Biodistribution and computed tomography blood-pool imaging properties of polyethylene glycol-coated iopromide-carrying liposomes.

RATIONALE AND OBJECTIVES: Surface-modified contrast-carrying liposomes potentially are useful as computed tomography (CT) blood-pool agents. The biodistribution and CT-imaging behavior of conventional as well as polyethylene glycol (PEG)-coated iopromide-carrying liposomes were tested. Two different types of PEG-ylated lipids were used to demonstrate possible differences. METHODS: Iopromide-containing liposomes were prepared by a continuous high-pressure extrusion method and subsequently PEG-ylated by simple mixing with either DSPE-PEG2000 or CHHS-PEG2000. The resulting liposomes were investigated in rats (biodistribution) and rabbits (imaging). RESULTS: Surface modification with CHHS-PEG consistently resulted in less effective stabilization of liposomes in the blood than with DSPE-PEG. In the biodistribution study, no significant differences in blood concentration could be found 1 hour after injection between the different formulations at a dose of 250 mg total iodine/kg body weight (approximately 500 mg lipid/kg). At this dose, the unmodified as well as the DSPE-PEG liposomes displayed prolonged blood circulation with CT density differences above 70 Hounsfield units (aorta) for up to 20 minutes (n = 1). CONCLUSIONS: DSPE-PEG-coated and unmodified liposomes proved to be useful for CT blood-pool imaging displaying favorable imaging properties. Future studies will have to demonstrate whether PEG-ylation offers diagnostic or toxicologic advantages over conventional vesicles in this indication.

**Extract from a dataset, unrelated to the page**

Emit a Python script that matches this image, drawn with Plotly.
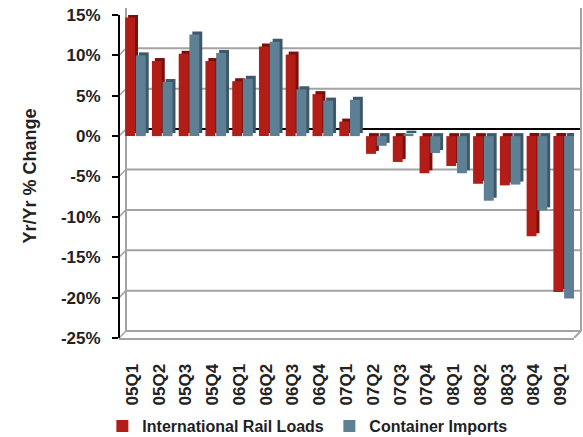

Preparation and evaluation of lyophilized iopromide-carrying liposomes for liver tumor detection.

RATIONALE AND OBJECTIVES: The objective of the present investigation was to demonstrate a new method for the production of iopromide-carrying liposomes. We studied biodistribution and elimination behavior, as well as the computed tomography (CT) liver imaging properties. METHODS: Iopromide-containing liposomes were prepared by the ethanol evaporation method and subsequently lyophilized. The resuspended liposomes were tested in rats and rabbits. RESULTS: After resuspension, liposomes with a mean diameter of 467 +/- 66 nm and an encapsulation rate of 41.5 +/- 5.5% were obtained. In rats, a marked accumulation of liposomal iopromide was found in the liver and spleen. In rabbits, complete renal elimination of iopromide within 7 days was demonstrated. At a dose of 150 mg total iodine/kg, a small tumor (< 0.5 cm) could be detected in a VX-2-bearing rabbit. CONCLUSIONS: The ethanol evaporation method proved to be suitable for the reproducible large-scale manufacture of iopromide liposomes with high encapsulation. The resuspended liposomes displayed favorable biodistribution, elimination and imaging characteristics.